Write the data out again, character for character, with no images.
======== Dataset section
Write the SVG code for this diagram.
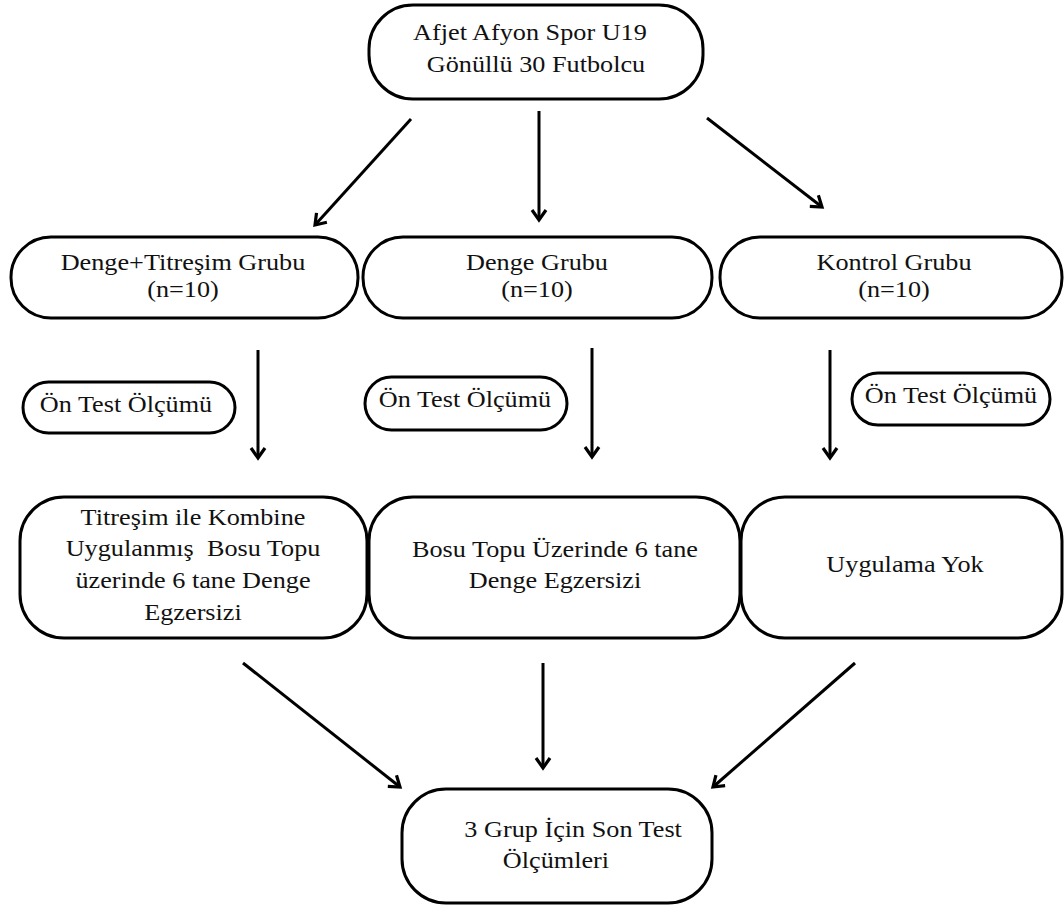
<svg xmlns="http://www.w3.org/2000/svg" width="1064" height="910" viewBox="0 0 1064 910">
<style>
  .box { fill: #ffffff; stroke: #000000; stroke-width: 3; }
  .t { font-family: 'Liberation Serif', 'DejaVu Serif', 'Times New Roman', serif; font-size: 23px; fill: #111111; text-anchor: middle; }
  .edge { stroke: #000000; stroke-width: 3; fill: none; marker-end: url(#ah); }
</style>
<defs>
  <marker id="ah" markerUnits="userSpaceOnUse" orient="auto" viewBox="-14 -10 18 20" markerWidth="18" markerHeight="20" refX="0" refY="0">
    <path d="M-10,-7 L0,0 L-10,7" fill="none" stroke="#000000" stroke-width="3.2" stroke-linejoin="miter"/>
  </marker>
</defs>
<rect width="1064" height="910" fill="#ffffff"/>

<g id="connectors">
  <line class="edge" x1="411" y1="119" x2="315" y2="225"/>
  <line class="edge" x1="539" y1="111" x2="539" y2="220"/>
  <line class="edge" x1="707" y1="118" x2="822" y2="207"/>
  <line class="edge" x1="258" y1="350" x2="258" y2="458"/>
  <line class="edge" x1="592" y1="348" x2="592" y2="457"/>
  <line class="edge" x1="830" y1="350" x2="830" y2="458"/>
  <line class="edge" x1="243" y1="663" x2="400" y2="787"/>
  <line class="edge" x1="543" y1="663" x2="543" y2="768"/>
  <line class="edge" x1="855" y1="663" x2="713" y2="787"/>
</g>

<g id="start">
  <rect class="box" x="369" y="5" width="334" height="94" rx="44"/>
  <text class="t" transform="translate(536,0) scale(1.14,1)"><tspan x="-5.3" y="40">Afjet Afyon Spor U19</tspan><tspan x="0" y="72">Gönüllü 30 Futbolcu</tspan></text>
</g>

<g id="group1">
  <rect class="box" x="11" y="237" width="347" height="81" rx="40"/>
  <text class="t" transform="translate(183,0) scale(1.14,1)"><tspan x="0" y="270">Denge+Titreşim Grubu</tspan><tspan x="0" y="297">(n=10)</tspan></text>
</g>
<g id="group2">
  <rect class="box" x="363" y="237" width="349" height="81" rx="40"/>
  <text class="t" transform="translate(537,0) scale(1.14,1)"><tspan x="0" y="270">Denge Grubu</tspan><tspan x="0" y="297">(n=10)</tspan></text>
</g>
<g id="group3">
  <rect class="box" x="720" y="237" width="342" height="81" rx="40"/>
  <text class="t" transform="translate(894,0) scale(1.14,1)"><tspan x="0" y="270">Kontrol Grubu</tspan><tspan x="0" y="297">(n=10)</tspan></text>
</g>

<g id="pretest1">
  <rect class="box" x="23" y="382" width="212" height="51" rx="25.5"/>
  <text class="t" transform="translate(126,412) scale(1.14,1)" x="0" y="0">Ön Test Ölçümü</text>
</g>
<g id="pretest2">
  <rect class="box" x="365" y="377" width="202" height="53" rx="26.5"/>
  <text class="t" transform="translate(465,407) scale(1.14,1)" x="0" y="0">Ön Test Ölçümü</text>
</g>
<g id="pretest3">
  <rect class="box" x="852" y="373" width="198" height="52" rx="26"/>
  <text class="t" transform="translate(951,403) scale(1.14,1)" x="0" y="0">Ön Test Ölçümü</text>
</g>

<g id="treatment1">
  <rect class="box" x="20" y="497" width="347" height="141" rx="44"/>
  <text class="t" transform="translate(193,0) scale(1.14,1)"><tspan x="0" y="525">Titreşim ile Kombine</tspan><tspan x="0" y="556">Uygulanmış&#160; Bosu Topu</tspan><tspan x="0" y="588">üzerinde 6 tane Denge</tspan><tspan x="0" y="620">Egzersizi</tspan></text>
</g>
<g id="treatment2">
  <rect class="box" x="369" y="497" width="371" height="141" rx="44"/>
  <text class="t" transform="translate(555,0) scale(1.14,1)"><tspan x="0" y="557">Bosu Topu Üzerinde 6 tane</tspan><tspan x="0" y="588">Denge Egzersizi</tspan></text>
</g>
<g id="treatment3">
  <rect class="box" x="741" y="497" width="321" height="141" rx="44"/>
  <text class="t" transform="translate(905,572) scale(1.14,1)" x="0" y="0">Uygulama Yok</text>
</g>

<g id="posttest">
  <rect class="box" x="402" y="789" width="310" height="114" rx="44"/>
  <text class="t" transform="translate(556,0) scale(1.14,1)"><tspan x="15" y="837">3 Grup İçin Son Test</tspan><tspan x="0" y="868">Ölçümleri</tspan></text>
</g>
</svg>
================
*Solution to this exercise*:
Write the SVG code for this diagram.
<svg xmlns="http://www.w3.org/2000/svg" width="1064" height="910" viewBox="0 0 1064 910">
<style>
  .box { fill: #ffffff; stroke: #000000; stroke-width: 3; }
  .t { font-family: 'Liberation Serif', 'DejaVu Serif', 'Times New Roman', serif; font-size: 23px; fill: #111111; text-anchor: middle; }
  .edge { stroke: #000000; stroke-width: 3; fill: none; marker-end: url(#ah); }
</style>
<defs>
  <marker id="ah" markerUnits="userSpaceOnUse" orient="auto" viewBox="-14 -10 18 20" markerWidth="18" markerHeight="20" refX="0" refY="0">
    <path d="M-10,-7 L0,0 L-10,7" fill="none" stroke="#000000" stroke-width="3.2" stroke-linejoin="miter"/>
  </marker>
</defs>
<rect width="1064" height="910" fill="#ffffff"/>

<g id="connectors">
  <line class="edge" x1="411" y1="119" x2="315" y2="225"/>
  <line class="edge" x1="539" y1="111" x2="539" y2="220"/>
  <line class="edge" x1="707" y1="118" x2="822" y2="207"/>
  <line class="edge" x1="258" y1="350" x2="258" y2="458"/>
  <line class="edge" x1="592" y1="348" x2="592" y2="457"/>
  <line class="edge" x1="830" y1="350" x2="830" y2="458"/>
  <line class="edge" x1="243" y1="663" x2="400" y2="787"/>
  <line class="edge" x1="543" y1="663" x2="543" y2="768"/>
  <line class="edge" x1="855" y1="663" x2="713" y2="787"/>
</g>

<g id="start">
  <rect class="box" x="369" y="5" width="334" height="94" rx="44"/>
  <text class="t" transform="translate(536,0) scale(1.14,1)"><tspan x="-5.3" y="40">Afjet Afyon Spor U19</tspan><tspan x="0" y="72">Gönüllü 30 Futbolcu</tspan></text>
</g>

<g id="group1">
  <rect class="box" x="11" y="237" width="347" height="81" rx="40"/>
  <text class="t" transform="translate(183,0) scale(1.14,1)"><tspan x="0" y="270">Denge+Titreşim Grubu</tspan><tspan x="0" y="297">(n=10)</tspan></text>
</g>
<g id="group2">
  <rect class="box" x="363" y="237" width="349" height="81" rx="40"/>
  <text class="t" transform="translate(537,0) scale(1.14,1)"><tspan x="0" y="270">Denge Grubu</tspan><tspan x="0" y="297">(n=10)</tspan></text>
</g>
<g id="group3">
  <rect class="box" x="720" y="237" width="342" height="81" rx="40"/>
  <text class="t" transform="translate(894,0) scale(1.14,1)"><tspan x="0" y="270">Kontrol Grubu</tspan><tspan x="0" y="297">(n=10)</tspan></text>
</g>

<g id="pretest1">
  <rect class="box" x="23" y="382" width="212" height="51" rx="25.5"/>
  <text class="t" transform="translate(126,412) scale(1.14,1)" x="0" y="0">Ön Test Ölçümü</text>
</g>
<g id="pretest2">
  <rect class="box" x="365" y="377" width="202" height="53" rx="26.5"/>
  <text class="t" transform="translate(465,407) scale(1.14,1)" x="0" y="0">Ön Test Ölçümü</text>
</g>
<g id="pretest3">
  <rect class="box" x="852" y="373" width="198" height="52" rx="26"/>
  <text class="t" transform="translate(951,403) scale(1.14,1)" x="0" y="0">Ön Test Ölçümü</text>
</g>

<g id="treatment1">
  <rect class="box" x="20" y="497" width="347" height="141" rx="44"/>
  <text class="t" transform="translate(193,0) scale(1.14,1)"><tspan x="0" y="525">Titreşim ile Kombine</tspan><tspan x="0" y="556">Uygulanmış&#160; Bosu Topu</tspan><tspan x="0" y="588">üzerinde 6 tane Denge</tspan><tspan x="0" y="620">Egzersizi</tspan></text>
</g>
<g id="treatment2">
  <rect class="box" x="369" y="497" width="371" height="141" rx="44"/>
  <text class="t" transform="translate(555,0) scale(1.14,1)"><tspan x="0" y="557">Bosu Topu Üzerinde 6 tane</tspan><tspan x="0" y="588">Denge Egzersizi</tspan></text>
</g>
<g id="treatment3">
  <rect class="box" x="741" y="497" width="321" height="141" rx="44"/>
  <text class="t" transform="translate(905,572) scale(1.14,1)" x="0" y="0">Uygulama Yok</text>
</g>

<g id="posttest">
  <rect class="box" x="402" y="789" width="310" height="114" rx="44"/>
  <text class="t" transform="translate(556,0) scale(1.14,1)"><tspan x="15" y="837">3 Grup İçin Son Test</tspan><tspan x="0" y="868">Ölçümleri</tspan></text>
</g>
</svg>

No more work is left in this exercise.